GUANTANAMO BAY NAVAL BASE, Cuba -- Many of the Afghan war detainees now held at Guantanamo Bay will likely be returned to their homelands, a U.S. senator said Friday.
The 158 detainees come from 25 countries, Marine Brig. Gen. Mike Lehnert told reporters without identifying the nations. Previously, officials said detainees at this U.S. military outpost were from 10 countries.
Of the al-Qaida and Taliban fighters, "many of them will likely be sent home," said Republican Sen. James Inhofe of Oklahoma, who was part of a delegation of eight representatives and three senators that visited the detention center on Cuba on Friday.
Inhofe said some detainees would be sent home after investigators complete interrogations that began Wednesday. The detainees have not been allowed lawyers.

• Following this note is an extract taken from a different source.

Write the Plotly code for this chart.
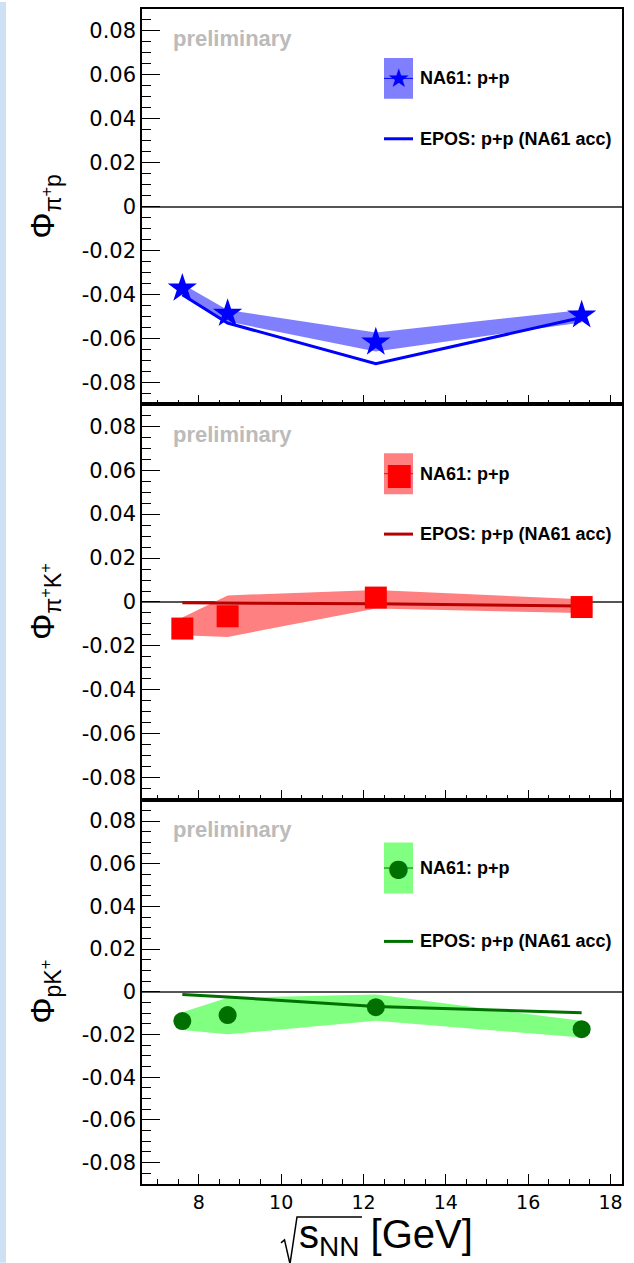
import plotly.graph_objects as go
from plotly.subplots import make_subplots

# collision energy sqrt(s_NN) [GeV]
sqrt_s = [7.6, 8.7, 12.3, 17.3]

# Phi_{pi+ p}
pip_val = [-0.0372, -0.0487, -0.0617, -0.0494]
pip_sys_hi = [-0.0352, -0.0470, -0.0573, -0.0470]
pip_sys_lo = [-0.0398, -0.0523, -0.0660, -0.0527]
pip_epos = [-0.0401, -0.0530, -0.0715, -0.0505]

# Phi_{pi+ K+}
pik_val = [-0.0121, -0.0065, 0.0020, -0.0023]
pik_sys_hi = [-0.0071, 0.0030, 0.0055, 0.0012]
pik_sys_lo = [-0.0151, -0.0159, -0.0030, -0.0050]
pik_epos = [-0.0004, -0.0005, -0.0008, -0.0018]

# Phi_{p K+}
pk_val = [-0.0137, -0.0109, -0.0072, -0.0175]
pk_sys_hi = [-0.0096, -0.0028, -0.0013, -0.0136]
pk_sys_lo = [-0.0179, -0.0199, -0.0135, -0.0214]
pk_epos = [-0.0012, -0.0024, -0.0069, -0.0098]

y_ticks = [-0.08, -0.06, -0.04, -0.02, 0, 0.02, 0.04, 0.06, 0.08]
y_ticktext = ["-0.08", "-0.06", "-0.04", "-0.02", "0", "0.02", "0.04", "0.06", "0.08"]
x_ticks = [8, 10, 12, 14, 16, 18]

panels = [
    dict(val=pip_val, hi=pip_sys_hi, lo=pip_sys_lo, epos=pip_epos,
         band="#8080ff", mcol="#0000ff", lcol="#0000ff", symbol="star", msize=22,
         glyph="★", gsize=26, title="Φ<sub>π<sup>+</sup>p</sub>"),
    dict(val=pik_val, hi=pik_sys_hi, lo=pik_sys_lo, epos=pik_epos,
         band="#ff8080", mcol="#ff0000", lcol="#b80000", symbol="square", msize=22,
         glyph="■", gsize=30, title="Φ<sub>π<sup>+</sup>K<sup>+</sup></sub>"),
    dict(val=pk_val, hi=pk_sys_hi, lo=pk_sys_lo, epos=pk_epos,
         band="#80ff80", mcol="#007000", lcol="#007000", symbol="circle", msize=18,
         glyph="●", gsize=24, title="Φ<sub>pK<sup>+</sup></sub>"),
]

W, H = 634, 1263
L, R, T, B = 142, 12, 7, 79
plot_h = H - T - B
plot_w = W - L - R
# panel boundaries in pixels (top, bottom)
bounds = [(7, 403), (403, 799), (799, 1184)]


def px_x(px):
    return (px - L) / plot_w


def px_y(py):
    return (H - B - py) / plot_h


fig = make_subplots(rows=3, cols=1, shared_xaxes=False, vertical_spacing=0)

for i, p in enumerate(panels):
    row = i + 1
    fig.add_trace(go.Scatter(
        x=sqrt_s + sqrt_s[::-1], y=p["hi"] + p["lo"][::-1],
        fill="toself", fillcolor=p["band"], line=dict(width=0),
        mode="lines", hoverinfo="skip", showlegend=False), row=row, col=1)
    fig.add_trace(go.Scatter(
        x=sqrt_s, y=p["epos"], mode="lines",
        line=dict(color=p["lcol"], width=3), showlegend=False), row=row, col=1)
    fig.add_trace(go.Scatter(
        x=sqrt_s, y=p["val"], mode="markers",
        marker=dict(symbol=p["symbol"], size=p["msize"], color=p["mcol"],
                    line=dict(width=0)),
        showlegend=False), row=row, col=1)

    top, bot = bounds[i]
    yname = "yaxis" if i == 0 else f"yaxis{row}"
    xname = "xaxis" if i == 0 else f"xaxis{row}"
    fig.layout[yname].update(
        domain=[px_y(bot), px_y(top)], range=[-0.09, 0.09],
        tickmode="array", tickvals=y_ticks, ticktext=y_ticktext,
        ticks="inside", ticklen=18, tickwidth=1.3, tickcolor="black",
        minor=dict(tickmode="linear", tick0=0, dtick=0.005, ticks="inside",
                   ticklen=9, tickwidth=1.3, tickcolor="black"),
        showgrid=False, zeroline=True, zerolinecolor="#555555", zerolinewidth=1.5,
        showline=True, linecolor="black", linewidth=1.5, mirror=True,
        tickfont=dict(family="DejaVu Sans", size=21, color="black"),
    )
    fig.layout[xname].update(
        range=[6.62, 18.28], tickmode="array", tickvals=x_ticks,
        ticks="inside", ticklen=10, tickwidth=1.3, tickcolor="black",
        minor=dict(tickmode="linear", tick0=0, dtick=0.5, ticks="inside",
                   ticklen=5, tickwidth=1.3, tickcolor="black"),
        showgrid=False, zeroline=False,
        showline=True, linecolor="black", linewidth=1.5, mirror=True,
        showticklabels=(row == 3),
        tickfont=dict(family="DejaVu Sans", size=19, color="black"),
    )
    if i > 0:
        fig.layout[xname].update(matches="x")

    xr = "x domain" if i == 0 else f"x{row} domain"
    yr = "y domain" if i == 0 else f"y{row} domain"
    ph = bot - top

    def dx(px):
        return (px - L) / plot_w

    def dy(py):
        return (bot - py) / ph

    # "preliminary" label
    fig.add_annotation(text="<b>preliminary</b>", xref=xr, yref=yr,
                       x=dx(171), y=dy(top + 30), xanchor="left", yanchor="middle",
                       showarrow=False,
                       font=dict(family="Liberation Sans", size=22, color="#bbbbbb"))

    # legend: data entry (band box + marker)
    box_top = top + (49 if i < 2 else 43)
    box_bot = top + (90 if i < 2 else 94)
    cy = (box_top + box_bot) / 2
    fig.add_shape(type="rect", xref=xr, yref=yr, x0=dx(384), x1=dx(413),
                  y0=dy(box_bot), y1=dy(box_top), fillcolor=p["band"],
                  line=dict(width=0), layer="above")
    fig.add_shape(type="line", xref=xr, yref=yr, x0=dx(384), x1=dx(413),
                  y0=dy(cy), y1=dy(cy), line=dict(color=p["mcol"], width=1),
                  layer="above")
    fig.add_annotation(text=p["glyph"], xref=xr, yref=yr, x=dx(398.5), y=dy(cy),
                       xanchor="center", yanchor="middle", showarrow=False,
                       font=dict(family="DejaVu Sans", size=p["gsize"], color=p["mcol"]))
    fig.add_annotation(text="<b>NA61: p+p</b>", xref=xr, yref=yr, x=dx(418), y=dy(cy),
                       xanchor="left", yanchor="middle", showarrow=False,
                       font=dict(family="Liberation Sans", size=18, color="black"))
    # legend: model entry
    ly = top + (130 if i < 2 else 142)
    fig.add_shape(type="line", xref=xr, yref=yr, x0=dx(384), x1=dx(413),
                  y0=dy(ly), y1=dy(ly), line=dict(color=p["lcol"], width=3),
                  layer="above")
    fig.add_annotation(text="<b>EPOS: p+p (NA61 acc)</b>", xref=xr, yref=yr,
                       x=dx(418), y=dy(ly), xanchor="left", yanchor="middle",
                       showarrow=False,
                       font=dict(family="Liberation Sans", size=18, color="black"))

    # y-axis title
    fig.add_annotation(text=p["title"], xref=xr, yref=yr, x=dx(45), y=0.5,
                       xanchor="center", yanchor="middle", textangle=-90,
                       showarrow=False,
                       font=dict(family="Liberation Sans", size=33, color="black"))

# x-axis title: radical sign drawn as a path, text to its right
radical = [(281, 1243), (284.5, 1240), (290, 1264), (297, 1217), (362, 1217)]
path = "M " + " L ".join(f"{px_x(a):.5f},{px_y(b):.5f}" for a, b in radical)
fig.add_shape(type="path", xref="paper", yref="paper", path=path,
              line=dict(color="black", width=1.5))
fig.add_annotation(text="s<sub>NN</sub> [GeV]",
                   xref="paper", yref="paper",
                   x=px_x(297), y=px_y(1237),
                   xanchor="left", yanchor="middle", showarrow=False,
                   font=dict(family="Liberation Sans", size=40, color="black"))

# light page strip on the left edge
fig.add_shape(type="rect", xref="paper", yref="paper",
              x0=px_x(0), x1=px_x(6), y0=px_y(H), y1=px_y(0),
              fillcolor="#cde0f4", line=dict(width=0), layer="below")

fig.update_layout(
    width=W, height=H, autosize=False,
    margin=dict(l=L, r=R, t=T, b=B),
    paper_bgcolor="white", plot_bgcolor="white",
    showlegend=False,
)

fig.write_html("out.html")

Officials would not say how long the interrogations might last. It also was unclear whether the United States would demand that detainees be returned on condition they be put on trial at home. U.S. lawmakers have said they consider the detained fighters a danger to society who would kill again if set free.
The visiting legislators said they hoped the questioning was yielding useful intelligence for the U.S.-led war on terrorism.
But Republican Rep. Steve Buyer of Indiana said the interrogators, from several U.S. civilian and military agencies, first were trying to work out which captives should be sent home and which should be held.
He said the information being gathered would not be used for prosecutions. Other lawmakers declined to say whether the United States was getting answers to key questions about terrorist training or the whereabouts of al-Qaida leader Osama bin Laden.
Lawmakers' bus trip
In a dramatic scene, the U.S. delegation was driven on white buses into Camp X-ray, the detention camp fortified by three layers of fences topped by razor wire and patrolled by attack dogs.
When they got out, at the open-air cells of chain-link fence walls topped by a corrugated iron roof, officials pointed out the Australian inmate as one the military has said threatened to kill an American, according to Rep. Ileana Ros-Lehtinen, a Florida Republican.
She said there was no communication with the Australian, and that he appeared "docile" like other detainees. She said they were reading the Quran, Islam's holy book, and had towels over their heads -- apparently in place of the turbans to which they are accustomed.
"Some pretended that we weren't there, but I think that we were all giving them the evil eye," Ros-Lehtinen said.